--- Start EXCERPTED RECORDS ---
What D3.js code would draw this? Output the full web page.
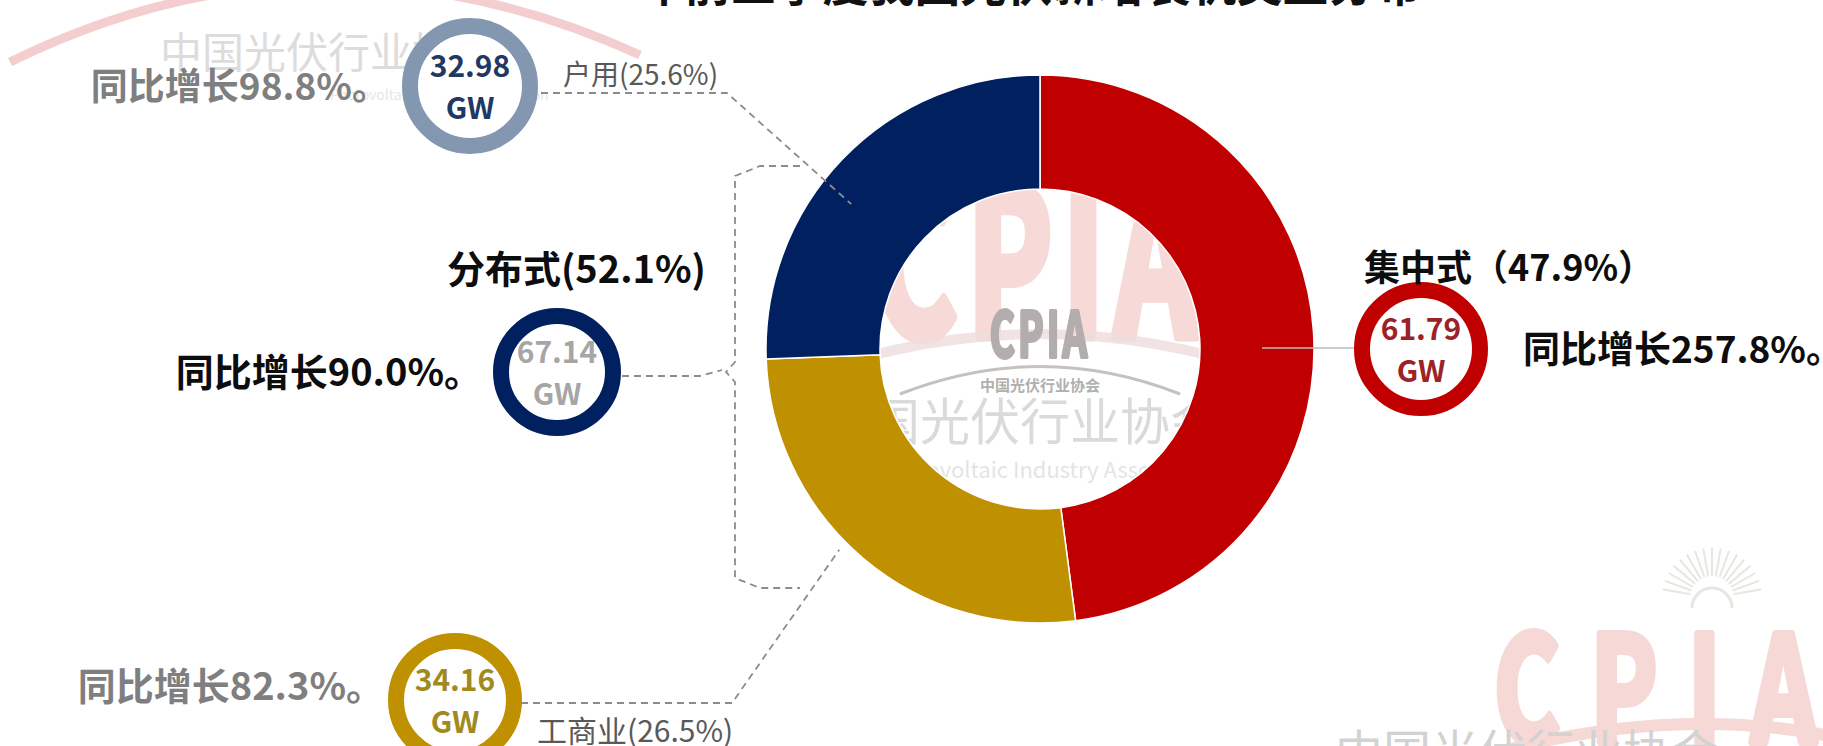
<!DOCTYPE html>
<html>
<head>
<meta charset="utf-8">
<script src="https://cdn.jsdelivr.net/npm/d3@7"></script>
<style>
  html, body { margin: 0; padding: 0; background: #fff; overflow: hidden; }
  svg { display: block; }
  text { font-family: "Noto Sans CJK SC", "Noto Sans", sans-serif; }
</style>
</head>
<body>
<svg id="chart" width="1823" height="746"></svg>
<script>
// ---- data ----
const titleYear = "2023";
const titleRest = "年前三季度我国光伏新增装机类型分布";
const categories = ["集中式", "工商业", "户用"];
const capacityGW = [61.79, 34.16, 32.98];
const shares = [47.9, 26.5, 25.6];
const yoyGrowth = [257.8, 82.3, 98.8];
const segmentColors = ["#c00000", "#bf9000", "#002060"];
const groupName = "分布式";
const groupShare = 52.1;
const groupGW = 67.14;
const groupGrowth = 90.0;

const W = 1823, H = 746;
const svg = d3.select("#chart");
const condensed = "Liberation Sans Narrow, DejaVu Sans Condensed, sans-serif";

// ---- faint background watermarks ----
const wm = svg.append("g").attr("class", "watermark");
// top-left arc + association name
wm.append("path")
  .attr("d", "M 10 62 Q 320 -90 640 55")
  .attr("fill", "none").attr("stroke", "#f3c9c9").attr("stroke-width", 9).attr("opacity", 0.9);
wm.append("text").attr("x", 160).attr("y", 68).attr("font-size", 42)
  .attr("fill", "#dcdcdc").text("中国光伏行业协会");
wm.append("text").attr("x", 330).attr("y", 100).attr("font-size", 14)
  .attr("fill", "#e6e6e6").text("Photovoltaic Industry Association");

// heavy, stretched condensed lettering for the logo marks
function logoText(g, x, y, size, sx, sy, color, spacing, weight) {
  return g.append("text")
    .attr("transform", `translate(${x},${y}) scale(${sx},${sy})`)
    .attr("text-anchor", "middle")
    .attr("font-family", condensed).attr("font-weight", "bold")
    .attr("font-size", size).attr("fill", color)
    .attr("stroke", color).attr("stroke-width", weight).attr("stroke-linejoin", "round")
    .attr("letter-spacing", size * spacing)
    .text("CPIA");
}

// centre logo
const cx = 1040, cy = 349;
logoText(wm, cx, 336, 150, 0.85, 1.35, "#f7dad7", 0.08, 8);
wm.append("path")
  .attr("d", `M ${cx-270} ${cy+40} Q ${cx} ${cy-70} ${cx+270} ${cy+40}`)
  .attr("fill", "none").attr("stroke", "#eedcdc").attr("stroke-width", 10).attr("opacity", 0.8);
logoText(wm, cx, 357, 48, 0.8, 1.3, "#b3adad", 0.08, 3);
wm.append("path")
  .attr("d", `M ${cx-140} ${cy+45} Q ${cx} ${cy-10} ${cx+140} ${cy+45}`)
  .attr("fill", "none").attr("stroke", "#c6c0c0").attr("stroke-width", 3);
wm.append("text").attr("x", cx).attr("y", 391).attr("text-anchor", "middle")
  .attr("font-size", 15).attr("font-weight", "bold").attr("fill", "#b0b0b0").text("中国光伏行业协会");
wm.append("text").attr("x", cx + 5).attr("y", 440).attr("text-anchor", "middle")
  .attr("font-size", 50).attr("fill", "#dadada").text("国光伏行业协会");
wm.append("text").attr("x", cx + 10).attr("y", 478).attr("text-anchor", "middle")
  .attr("font-size", 22).attr("fill", "#e4e4e4").text("Photovoltaic Industry Association");

// bottom-right logo with its sunburst
const sun = wm.append("g").attr("transform", "translate(1712,598)");
sun.selectAll("line").data(d3.range(-80, 81, 10)).join("line")
  .attr("x1", a => 22 * Math.sin(a * Math.PI / 180)).attr("y1", a => -22 * Math.cos(a * Math.PI / 180))
  .attr("x2", a => 50 * Math.sin(a * Math.PI / 180)).attr("y2", a => -50 * Math.cos(a * Math.PI / 180))
  .attr("stroke", "#e8e6e0").attr("stroke-width", 2);
sun.append("path").attr("d", "M -20 10 A 20 20 0 0 1 20 10")
  .attr("fill", "none").attr("stroke", "#e8e6e0").attr("stroke-width", 3);
logoText(wm, 1670, 742, 112, 0.9, 1.3, "#f6d9d6", 0.3, 6);
wm.append("path")
  .attr("d", "M 1470 760 Q 1670 700 1850 740")
  .attr("fill", "none").attr("stroke", "#f6d8d5").attr("stroke-width", 12);
wm.append("text").attr("x", 1335).attr("y", 770).attr("font-size", 48)
  .attr("fill", "#d2d2d2").text("中国光伏行业协会");

// ---- title (runs off the top edge) ----
const titleText = svg.append("text").attr("x", 530).attr("y", 1)
  .attr("font-size", 46).attr("font-weight", "bold").attr("fill", "#111");
titleText.append("tspan").attr("dy", -5).text(titleYear);
titleText.append("tspan").attr("dy", 5).text(titleRest);

// ---- donut ----
const outerR = 274, innerR = 160;
const pie = d3.pie().sort(null).value(d => d.value);
const data = categories.map((c, i) => ({ name: c, value: capacityGW[i], color: segmentColors[i] }));
const arcs = pie(data);
const arc = d3.arc().innerRadius(innerR).outerRadius(outerR);

const donut = svg.append("g").attr("transform", `translate(${cx},${cy})`);
donut.selectAll("path").data(arcs).join("path")
  .attr("d", arc)
  .attr("fill", d => d.data.color)
  .attr("stroke", "#fff").attr("stroke-width", 1.5);

// point on the ring at a given angle (d3 convention: 0 = 12 o'clock, clockwise)
const polar = (a, r) => [cx + r * Math.sin(a), cy - r * Math.cos(a)];

// ---- value rings ----
function valueRing(x, y, r, color, textColor, value) {
  const g = svg.append("g");
  g.append("circle").attr("cx", x).attr("cy", y).attr("r", r - 8)
    .attr("fill", "#fff").attr("stroke", color).attr("stroke-width", 16);
  g.append("text").attr("x", x).attr("y", y - 9).attr("text-anchor", "middle")
    .attr("font-size", 30).attr("font-weight", "bold").attr("fill", textColor)
    .text(value.toFixed(2));
  g.append("text").attr("x", x).attr("y", y + 33).attr("text-anchor", "middle")
    .attr("font-size", 30).attr("font-weight", "bold").attr("fill", textColor)
    .text("GW");
}

const dash = { stroke: "#8c8c8c", "stroke-width": 1.8, "stroke-dasharray": "7,5", fill: "none" };
function leader(points, style) {
  const p = svg.append("path").attr("d", d3.line()(points));
  Object.entries(style).forEach(([k, v]) => p.attr(k, v));
  return p;
}

// 户用 (navy segment)
const home = arcs[2];
const homeEnd = polar(home.startAngle + (home.endAngle - home.startAngle) * 0.43, 238);
leader([[541, 93], [727, 93], homeEnd], dash);
valueRing(470, 86, 68, "#8497b0", "#1f3864", capacityGW[2]);
svg.append("text").attr("x", 389).attr("y", 100).attr("text-anchor", "end")
  .attr("font-size", 37).attr("font-weight", "bold").attr("fill", "#7f7f7f")
  .text(`同比增长${yoyGrowth[2].toFixed(1)}%。`);
svg.append("text").attr("x", 563).attr("y", 85)
  .attr("font-size", 28).attr("fill", "#595959")
  .text(`${categories[2]}(${shares[2].toFixed(1)}%)`);

// 工商业 (gold segment)
const ci = arcs[1];
const ciEnd = polar(ci.startAngle + (ci.endAngle - ci.startAngle) * 0.55, outerR + 10);
leader([[521, 703], [732, 703], ciEnd], dash);
valueRing(455, 700, 67, "#bf9000", "#a08a1e", capacityGW[1]);
svg.append("text").attr("x", 384).attr("y", 700).attr("text-anchor", "end")
  .attr("font-size", 38).attr("font-weight", "bold").attr("fill", "#7f7f7f")
  .text(`同比增长${yoyGrowth[1].toFixed(1)}%。`);
svg.append("text").attr("x", 537).attr("y", 742)
  .attr("font-size", 30).attr("fill", "#595959")
  .text(`${categories[1]}(${shares[1].toFixed(1)}%)`);

// 分布式 group bracket (户用 + 工商业)
leader([[800, 166], [760, 166], [735, 176], [735, 362], [726, 372], [735, 382], [735, 578], [760, 588], [800, 588]], dash);
leader([[622, 376], [700, 376], [722, 370]], dash);
valueRing(557, 372, 64, "#002060", "#a6a6a6", groupGW);
svg.append("text").attr("x", 482).attr("y", 386).attr("text-anchor", "end")
  .attr("font-size", 38).attr("font-weight", "bold").attr("fill", "#0d0d0d")
  .text(`同比增长${groupGrowth.toFixed(1)}%。`);
svg.append("text").attr("x", 447).attr("y", 283)
  .attr("font-size", 38).attr("font-weight", "bold").attr("fill", "#0d0d0d")
  .text(`${groupName}(${groupShare.toFixed(1)}%)`);

// 集中式 (red segment)
const cen = arcs[0];
const cenStart = polar(cen.startAngle + (cen.endAngle - cen.startAngle) * 0.52, 222);
leader([cenStart, [1355, cenStart[1]]], { stroke: "#bdbdbd", "stroke-width": 1.5, fill: "none" });
valueRing(1421, 349, 67, "#c00000", "#9b2226", capacityGW[0]);
svg.append("text").attr("x", 1364).attr("y", 281)
  .attr("font-size", 36).attr("font-weight", "bold").attr("fill", "#0d0d0d")
  .text(`${categories[0]}（${shares[0].toFixed(1)}%）`);
svg.append("text").attr("x", 1523).attr("y", 363)
  .attr("font-size", 37).attr("font-weight", "bold").attr("fill", "#0d0d0d")
  .text(`同比增长${yoyGrowth[0].toFixed(1)}%。`);
</script>
</body>
</html>
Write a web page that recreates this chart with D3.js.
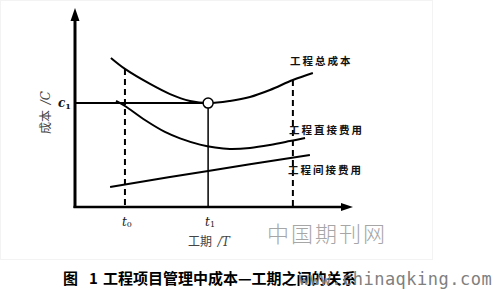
--- End EXCERPTED RECORDS ---
*SHORT EXERCISE*
The images in the entries above should be left out; please reproduce exactly the lines from the first through the one containing "const groupGrowth = 90.0;".

*EXERCISE RESPONSE*
What D3.js code would draw this? Output the full web page.
<!DOCTYPE html>
<html>
<head>
<meta charset="utf-8">
<script src="https://cdn.jsdelivr.net/npm/d3@7"></script>
<style>
  html, body { margin: 0; padding: 0; background: #fff; overflow: hidden; }
  svg { display: block; }
  text { font-family: "Noto Sans CJK SC", "Noto Sans", sans-serif; }
</style>
</head>
<body>
<svg id="chart" width="1823" height="746"></svg>
<script>
// ---- data ----
const titleYear = "2023";
const titleRest = "年前三季度我国光伏新增装机类型分布";
const categories = ["集中式", "工商业", "户用"];
const capacityGW = [61.79, 34.16, 32.98];
const shares = [47.9, 26.5, 25.6];
const yoyGrowth = [257.8, 82.3, 98.8];
const segmentColors = ["#c00000", "#bf9000", "#002060"];
const groupName = "分布式";
const groupShare = 52.1;
const groupGW = 67.14;
const groupGrowth = 90.0;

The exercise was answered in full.